いやぁ、まさかお調子者で人を笑わせるのが大好きな俺が、
仕事中ぐらいは真面目にやろうと寡黙に黙々とやってきた俺が、
まさかこんなに嫌われた対応を受けるとは思っていなかった。
事の始まりは、
スキルマッチしていないのに運用保守のチームリーダーとなった事だ。
前任者の時から高稼働が続いており残業はいつも22時を超えるのが当たり前になっていた、そうだ。
まずは、属人化して手順書に記載されていない作業を手順書として起こしていく事をした。
これでタスクの均一化を図り作業者がパンクしないようにした。
そして、作業タスクを手順書にした事で、WBS上に細かくその日やるべきタスクを記載していった。
これで作業漏れが防げるようになった。
しかし、弊害もあった。
未だに手順書化やマクロ化できていない作業を抱えている作業者がおり、
何人日かかる作業なのか把握ができず作業ボリュームの把握すらできず、その時間もないままに前任者は離任していった。
これが、まずかった。
作業の見積もり通りでは進まず、
彼らの持っている属人化したタスクのスケジュールに従わなくてはならなくなった。
私は進捗管理と、顧客への進捗報告に日々時間を奪われていた。
多重下請け構造の末端構成員は、
一つ上の会社に対して進捗報告するだけではない。
なんと、五次受けなら四次受けに進捗報告をし、
その後、四次受けから許可を貰った五次受けは三次受けに進捗報告を行う。
その後、三次受けから許可を貰った五次受けは二次受けに進捗報告を行う。
その後、二次受けから許可を貰った五次受けは一次受けに進捗報告を行う。
その後、一次受けから許可を貰った五次受けは顧客報告の場に「一次受け会社の〇〇です!」と挨拶をしてスピーカーになり報告をしている。
この行為のために何枚も同じドキュメントを刷る、同じ報告をする。
時間も資源もトイレットペーパーも無駄になる。
しかし、五次受けは信用も実績もないので他社の名前を借りなければ誰も仕事をくれないので仕方ないのだ。
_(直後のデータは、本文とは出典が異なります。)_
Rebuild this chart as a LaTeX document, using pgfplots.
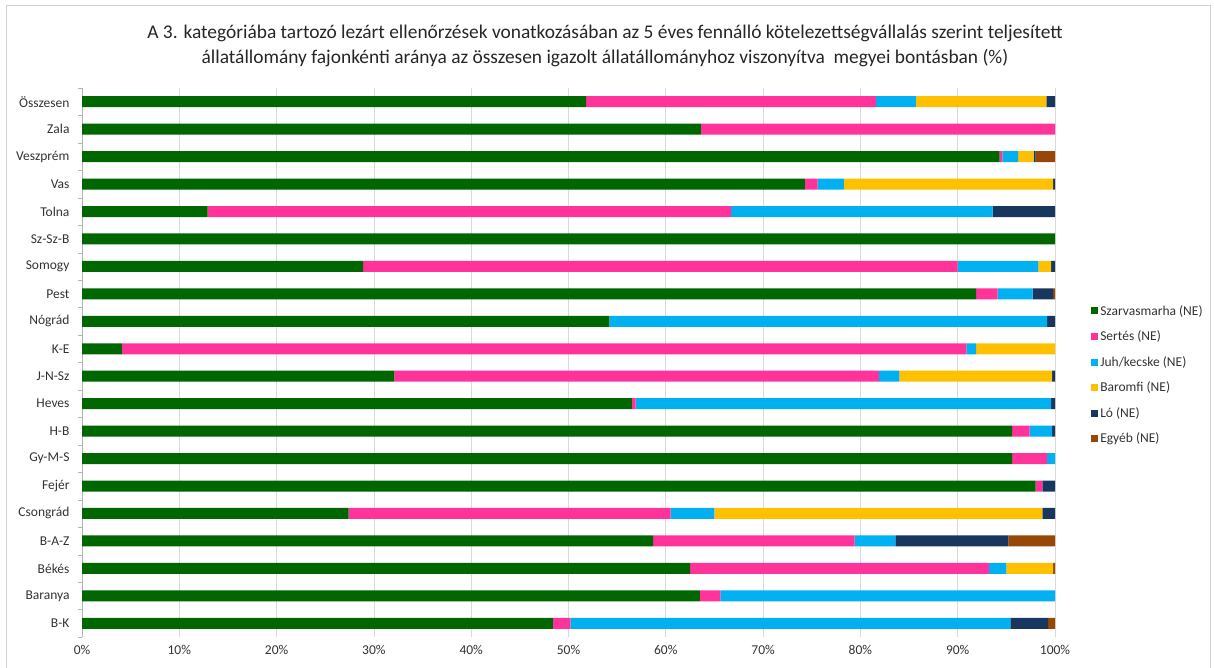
\documentclass[border=0pt]{standalone}
\usepackage{fontspec}
\setmainfont{Carlito}
\usepackage{pgfplots}
\usepackage{pgfplotstable}
\pgfplotsset{compat=1.18}
\definecolor{cGreen}{RGB}{0,102,0}
\definecolor{cPink}{RGB}{255,51,153}
\definecolor{cBlue}{RGB}{0,176,240}
\definecolor{cYellow}{RGB}{255,192,0}
\definecolor{cNavy}{RGB}{23,55,94}
\definecolor{cBrown}{RGB}{151,71,6}
\pgfplotstableread{
y green pink blue yellow navy brown
0 48.4 1.8 45.2 0 3.9 0.7
1 63.5 2.1 34.4 0 0 0
2 62.5 30.7 1.8 4.8 0 0.2
3 58.7 20.7 4.2 0 11.6 4.8
4 27.4 33.1 4.5 33.7 1.3 0
5 98.0 0.7 0 0 1.3 0
6 95.6 3.6 0.8 0 0 0
7 95.6 1.8 2.3 0 0.3 0
8 56.5 0.4 42.7 0 0.4 0
9 32.1 49.8 2.1 15.7 0.3 0
10 4.1 86.8 1.0 8.1 0 0
11 54.2 0 45.0 0 0.8 0
12 91.9 2.2 3.6 0 2.1 0.2
13 28.9 61.1 8.3 1.3 0.4 0
14 100 0 0 0 0 0
15 12.9 53.8 26.9 0 6.4 0
16 74.3 1.3 2.7 21.5 0.2 0
17 94.3 0.3 1.6 1.6 0.2 2.0
18 63.6 36.4 0 0 0 0
19 51.8 29.8 4.1 13.4 0.9 0
}\datatable
\begin{document}
\begin{tikzpicture}
\useasboundingbox (0pt,0pt) rectangle (1214pt,668pt);
\draw[gray!35, line width=1pt] (6pt,-2pt) -- (6pt,662pt) -- (1210pt,662pt) -- (1210pt,-2pt);
\node[align=center, font=\fontsize{19.4}{25}\selectfont, text=black!85] at (605pt,622pt)
 {A 3. kategóriába tartozó lezárt ellenőrzések vonatkozásában az 5 éves fennálló kötelezettségvállalás szerint teljesített\\
 állatállomány fajonkénti aránya az összesen igazolt állatállományhoz viszonyítva\ \ megyei bontásban (\%)};
\begin{axis}[
  at={(82pt,31pt)}, anchor=south west,
  scale only axis, width=973pt, height=549pt,
  xbar stacked, bar width=11pt,
  xmin=0, xmax=100, ymin=-0.5, ymax=19.5,
  xtick={0,10,...,100},
  xticklabel={\pgfmathprintnumber{\tick}\%},
  ytick={0,...,19},
  yticklabels={B-K,Baranya,Békés,B-A-Z,Csongrád,Fejér,Gy-M-S,H-B,Heves,J-N-Sz,K-E,Nógrád,Pest,Somogy,Sz-Sz-B,Tolna,Vas,Veszprém,Zala,Összesen},
  minor ytick={-0.5,0.5,...,19.5},
  major tick length=0pt, minor tick length=4pt,
  tick align=outside,
  minor tick style={gray!60},
  axis x line*=bottom, axis y line*=left,
  x axis line style={draw=none},
  y axis line style={draw=gray!60},
  xmajorgrids, major grid style={gray!30, line width=0.8pt},
  ticklabel style={font=\fontsize{13.5}{15}\selectfont, text=black!80},
  /pgf/number format/assume math mode=true,
  xticklabel style={yshift=-5pt},
  yticklabel style={xshift=-9pt},
  legend style={draw=none, fill=none, at={(1.034,0.612)}, anchor=north west,
    font=\fontsize{13.5}{15}\selectfont, text=black!80, row sep=10.2pt},
  legend cell align=left,
  legend image code/.code={\fill[#1] (0pt,-3.5pt) rectangle (7pt,3.5pt);},
  every axis plot/.append style={draw=none},
]
\addplot[fill=cGreen] table[x=green,y=y]{\datatable};
\addplot[fill=cPink] table[x=pink,y=y]{\datatable};
\addplot[fill=cBlue] table[x=blue,y=y]{\datatable};
\addplot[fill=cYellow] table[x=yellow,y=y]{\datatable};
\addplot[fill=cNavy] table[x=navy,y=y]{\datatable};
\addplot[fill=cBrown] table[x=brown,y=y]{\datatable};
\legend{Szarvasmarha (NE),Sertés (NE),Juh/kecske (NE),Baromfi (NE),Ló (NE),Egyéb (NE)}
\end{axis}
\end{tikzpicture}
\end{document}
ならば、儲けの良い案件を大手ゼネコン以外が取るように努力すればいいのかというと、
そんな事したら一生村八分でこの業界から居られなくなる、と聞く。
多重下請け構造の末端構成員は永遠末端構成員として、
この無駄なフローを業務として繰り返す。
パフォーマンス改善のための対応もできぬまま、
進捗管理、進捗報告で毎日が過ぎて行く。
そんなこんなで、
私は現場管理を行っていた。
作業者からの要望を聞いて組み立てたWBSは、残業もなくて毎日終業前1時間は、
他人のおっ立てた糞の塔の設計書を追って把握したり、
オラクルや各機器のナレッジを追って勉強したりできた。
すると、
多重下請け構造の末端構成員の俺に上位受け会社からお説教を頂く。
「
そういう勉強は、
定時後残業して確認するか、
お昼休みに飯食いながら勉強するか、
早出して勉強するかしろ
勉強はしろ
定時内に勉強できるならタスク追加しろ
」
言われるままに追加した。
余裕がなくなり、仕事を周りにいるお願いして変わりにやって貰うことも増えた。
結果、業務を理解すること無くその日を乗り越える事だけに努める無能残業進捗管理おじさんができた。
そして、「いじめはいじめられている本人が気付かなければいじめではない」と、
尊敬していた仕事のできる先輩社員に聞こえるように言われながら、
俺だけお菓子の差し入れを飛ばされ、お昼ご飯に誘われなくなった。
昨日はそんなこんなで、
上からはタスクを詰めろと言われて、
下からはタスク詰めるなと言われて、
お腹痛くなってきて具合悪くなって定時にあがった。
その際に、いじめ先輩社員達皆もあがったので駅まで一緒に歩く事とした。
仕事が終われば無駄口叩かずのモットーはなくなり饒舌になりコミュニケーションを取ろうと考えたのだ。
先輩社員「ねぎし、言っちゃいます?」
同僚にそういうのが聞こえた。
たまには俺も同僚と飯を食べようかと思ったのだが、
「〇〇さんはどうして今日は一緒に歩いてるんだっけ?」と言われてとっさに、
「あぁ、はなまるうどんの天ぷら定期券で夕飯食べようと思って」と駅直前で彼等と道を違える事とした。
「〇〇さん、一緒に飯いきますよね?」
俺が誘うならこうだろう。
一緒に飯を食べることを前提とし、善とし、相手に問う。
なので、俺はもう全員から嫌われているらしいとわかった。
嫌われた原因はなんだ?
仕事がわからない無能は叩かれる馬鹿にされる、以前に自分もしたことがあるが人はそういうものだ。
その日のはなまるうどんはいつもより少し塩っぱかった。